Density-matrix description of partially coherent spin-orbit wave packets produced in short-laser-pulse photodetachment

TL;DR

This paper models the coherence of atomic spin-orbit states created by short laser pulses using density matrices, revealing a universal relation between pulse duration and atomic coherence.

Contribution

It introduces a density-matrix approach to describe partially coherent spin-orbit wave packets generated by short-pulse photodetachment, highlighting a universal coherence function.

Findings

Atomic coherence depends on the ratio of pulse duration to atomic beat period.

The density matrix approach effectively characterizes electronic state populations and coherences.

A near-universal function describes the degree of atomic coherence across different systems.

Abstract

We investigate orbital alignment dynamics within the valence shell of atoms in coherently excited $j=3/2,1/2$ fine-structure manifolds generated by short-pulse photodetachment of F$^-$, Cl$^-$ and Br$^-$ anions.

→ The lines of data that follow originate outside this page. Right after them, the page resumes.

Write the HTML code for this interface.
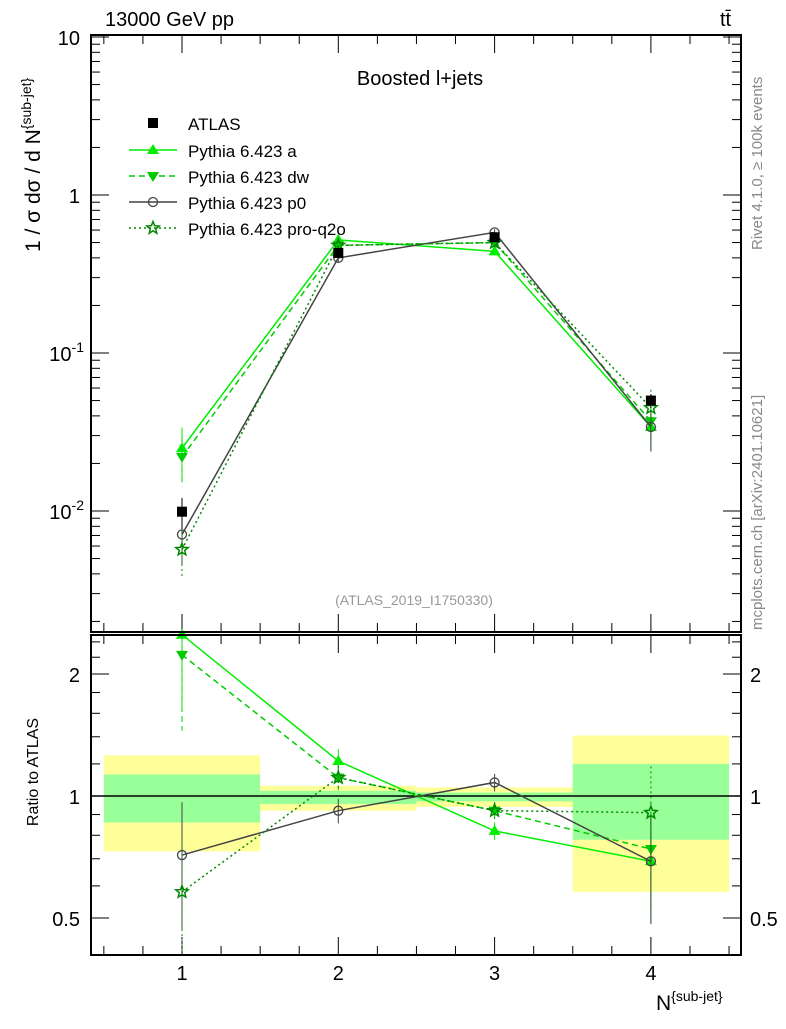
<!DOCTYPE html>
<html><head><meta charset="utf-8"><style>
body{margin:0;background:#fff;}
svg text{font-family:"Liberation Sans",sans-serif;}
</style></head><body>
<svg id="c" width="786" height="1024" xmlns="http://www.w3.org/2000/svg">
<g id="bands"></g>
<g id="grid"></g>
<g id="series"></g>
<rect x="91" y="35" width="650" height="597" fill="none" stroke="#000" stroke-width="2"/>
<rect x="91" y="635" width="650" height="320" fill="none" stroke="#000" stroke-width="2"/>
<text x="105" y="26" font-size="20">13000 GeV pp</text>
<text x="720" y="26" font-size="20">tt̄</text>
<text x="420" y="85" font-size="20" text-anchor="middle">Boosted l+jets</text>
<text x="414" y="605" font-size="14" fill="#999" text-anchor="middle">(ATLAS_2019_I1750330)</text>
<text transform="translate(762,250) rotate(-90)" font-size="15" fill="#888" text-anchor="start">Rivet 4.1.0, ≥ 100k events</text>
<text transform="translate(762,630) rotate(-90)" font-size="15" fill="#888">mcplots.cern.ch [arXiv:2401.10621]</text>
<text transform="translate(40,252) rotate(-90)" font-size="21" text-anchor="start">1 / σ dσ / d N<tspan dy="-9" font-size="14">{sub-jet}</tspan></text>
<text transform="translate(38,772) rotate(-90)" font-size="16" text-anchor="middle">Ratio to ATLAS</text>
<text x="656" y="1010" font-size="21">N<tspan dy="-9" font-size="14">{sub-jet}</tspan></text>
<g id="legend"></g>
</svg>
<script>
const categories=[1,2,3,4];
const atlasVals=[0.0099,0.43,0.54,0.050];
const atlasErr=[0.0022,0.03,0.03,0.005];
const aVals=[0.025,0.52,0.44,0.034];
const dwVals=[0.022,0.48,0.50,0.037];
const p0Vals=[0.0071,0.40,0.58,0.034];
const q2oVals=[0.0057,0.48,0.50,0.045];
const modelErrFrac=[0.35,0.07,0.05,0.3];
const aRatio=[2.5,1.22,0.82,0.69];
const dwRatio=[2.23,1.11,0.92,0.74];
const p0Ratio=[0.715,0.92,1.08,0.69];
const q2oRatio=[0.58,1.11,0.92,0.91];
const greenLo=[0.86,0.955,0.97,0.78];
const greenHi=[1.13,1.03,1.02,1.2];
const yellowLo=[0.73,0.92,0.94,0.58];
const yellowHi=[1.26,1.06,1.05,1.41];
const mainTicks=[0.01,0.1,1,10];
const mainTickLabels=["10^-2","10^-1","1","10"];
const ratioTicks=[0.5,1,2];
const ratioTickLabels=["0.5","1","2"];

const NS="http://www.w3.org/2000/svg";
const X=v=>182+(v-1)*156.3;
const Y=v=>195-158*Math.log10(v);
const R=v=>796-122*Math.log2(v);
const clampR=y=>Math.max(636,Math.min(954,y));
const clampM=y=>Math.max(36,Math.min(631,y));
function mk(tag,attrs,parent){const e=document.createElementNS(NS,tag);for(const k in attrs)e.setAttribute(k,attrs[k]);(parent||document.getElementById('series')).appendChild(e);return e;}
const bands=document.getElementById('bands');
categories.forEach((c,i)=>{
 let e=mk('rect',{x:X(c-0.5),y:R(yellowHi[i]),width:X(c+0.5)-X(c-0.5),height:R(yellowLo[i])-R(yellowHi[i]),fill:'#ffff99'},bands);
 
 
 e=mk('rect',{x:X(c-0.5),y:R(greenHi[i]),width:X(c+0.5)-X(c-0.5),height:R(greenLo[i])-R(greenHi[i]),fill:'#99ff99'},bands);
 
 
});
const grid=document.getElementById('grid');
let ln=mk('line',{x1:91,x2:741,y1:R(1),y2:R(1),stroke:'#000','stroke-width':1.5},grid);


for(let d=-3;d<=1;d++){for(let m=1;m<10;m++){const v=m*Math.pow(10,d);const y=Y(v);if(y<35||y>632)continue;const L=m==1?18:9;
 mk('line',{x1:91,x2:91+L,y1:y,y2:y,stroke:'#000'},grid);mk('line',{x1:741-L,x2:741,y1:y,y2:y,stroke:'#000'},grid);}}
mainTicks.forEach((v,i)=>{const y=Y(v);const s=mainTickLabels[i];let t;
 if(s.startsWith('10^')){t=mk('text',{x:84,y:y+8,'font-size':20,'text-anchor':'end'},grid);t.innerHTML='10<tspan dy="-9" font-size="14">'+s.slice(3)+'</tspan>';}
 else{t=mk('text',{x:80,y:y+8,'font-size':20,'text-anchor':'end'},grid);t.textContent=s;}
 
 });
[0.5,0.6,0.7,0.8,0.9,1,1.2,1.4,1.6,1.8,2,2.2,2.4].forEach(v=>{const y=R(v);const L=[0.5,1,2].includes(v)?18:9;
 mk('line',{x1:91,x2:91+L,y1:y,y2:y,stroke:'#000'},grid);mk('line',{x1:741-L,x2:741,y1:y,y2:y,stroke:'#000'},grid);});
ratioTicks.forEach((v,i)=>{[[80,'end'],[750,'start']].forEach(([x,a])=>{const t=mk('text',{x:x,y:R(v)+8,'font-size':20,'text-anchor':a},grid);t.textContent=ratioTickLabels[i];
 
 });});
for(let v=0.5;v<=4.55;v+=0.25){const x=X(v);const L=Math.abs(v-Math.round(v))<0.01?18:9;
 [[35,1],[632,-1],[635,1],[955,-1]].forEach(([y0,s])=>mk('line',{x1:x,x2:x,y1:y0,y2:y0+s*L,stroke:'#000'},grid));}
categories.forEach(c=>{const t=mk('text',{x:X(c),y:980,'font-size':20,'text-anchor':'middle'},grid);t.textContent=c;
 
 });

function marker(type,x,y,col,g){
 if(type=='sq')mk('rect',{x:x-5,y:y-5,width:10,height:10,fill:'#000'},g);
 if(type=='up')mk('polygon',{points:`${x},${y-6} ${x-6},${y+4} ${x+6},${y+4}`,fill:col},g);
 if(type=='down')mk('polygon',{points:`${x},${y+6} ${x-6},${y-4} ${x+6},${y-4}`,fill:col},g);
 if(type=='circ')mk('circle',{cx:x,cy:y,r:4.5,fill:'none',stroke:col,'stroke-width':1.3},g);
 if(type=='star'){let p=[];for(let k=0;k<10;k++){const r=k%2?2.8:6.5,a=-Math.PI/2+k*Math.PI/5;p.push((x+r*Math.cos(a)).toFixed(1)+','+(y+r*Math.sin(a)).toFixed(1));}mk('polygon',{points:p.join(' '),fill:'none',stroke:col,'stroke-width':1.5},g);}
}
const models=[
 {n:'pythia-a',v:aVals,r:aRatio,c:'#00ee00',d:'',m:'up',label:'Pythia 6.423 a'},
 {n:'pythia-dw',v:dwVals,r:dwRatio,c:'#00cc00',d:'6,4',m:'down',label:'Pythia 6.423 dw'},
 {n:'pythia-p0',v:p0Vals,r:p0Ratio,c:'#444',d:'',m:'circ',label:'Pythia 6.423 p0'},
 {n:'pythia-pro-q2o',v:q2oVals,r:q2oRatio,c:'#008800',d:'2,3',m:'star',label:'Pythia 6.423 pro-q2o'}];
models.forEach(md=>{
 const g=mk('g',{});
 
 
 const pm=categories.map((c,i)=>X(c)+','+Y(md.v[i])).join(' ');
 mk('polyline',{points:pm,fill:'none',stroke:md.c,'stroke-width':1.5,'stroke-dasharray':md.d},g);
 const pr=categories.map((c,i)=>X(c)+','+R(md.r[i])).join(' ');
 mk('polyline',{points:pr,fill:'none',stroke:md.c,'stroke-width':1.5,'stroke-dasharray':md.d},g);
 categories.forEach((c,i)=>{const f=modelErrFrac[i];
  mk('line',{x1:X(c),x2:X(c),y1:clampM(Y(md.v[i]*(1+f))),y2:clampM(Y(md.v[i]*(1-f))),stroke:md.c,'stroke-dasharray':md.d},g);
  mk('line',{x1:X(c),x2:X(c),y1:clampR(R(md.r[i]*(1+f))),y2:clampR(R(md.r[i]*(1-f))),stroke:md.c,'stroke-dasharray':md.d},g);
  marker(md.m,X(c),Y(md.v[i]),md.c,g);marker(md.m,X(c),R(md.r[i]),md.c,g);});
});
const ga=mk('g',{});


categories.forEach((c,i)=>{mk('line',{x1:X(c),x2:X(c),y1:Y(atlasVals[i]+atlasErr[i]),y2:Y(atlasVals[i]-atlasErr[i]),stroke:'#000'},ga);marker('sq',X(c),Y(atlasVals[i]),'#000',ga);});
const lg=document.getElementById('legend');
marker('sq',153,123,'#000',lg);
let t=mk('text',{x:188,y:130,'font-size':17},lg);t.textContent='ATLAS';


models.forEach((md,i)=>{const y=150+i*26;
 mk('line',{x1:129,x2:177,y1:y,y2:y,stroke:md.c,'stroke-width':1.5,'stroke-dasharray':md.d},lg);
 marker(md.m,153,y,md.c,lg);
 const tt=mk('text',{x:188,y:y+7,'font-size':17},lg);tt.textContent=md.label;
 
 });
</script>
</body></html>
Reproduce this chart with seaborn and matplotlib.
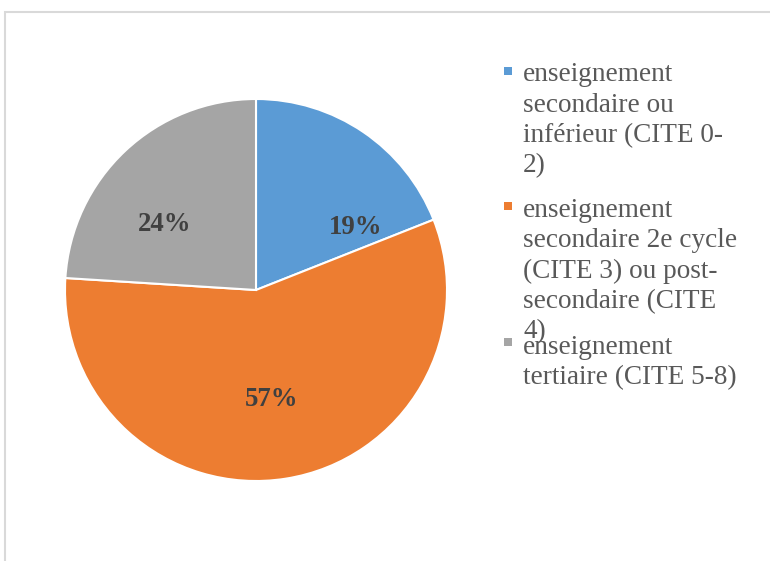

Using Keldysh-type theory, we calculate the density matrix of the residual atoms generated by few-cycle pulses, whose elements determine the populations and coherence among the electronic states. Our calculations demonstrate that the degree of atomic coherence can be represented by a near universal function of the ratio between the pulse duration $\tilde{\tau}_p$ and the beat period $\tau_{j'j}$ of the atomic system, which allows one to characterize the coherence generated in atomic states.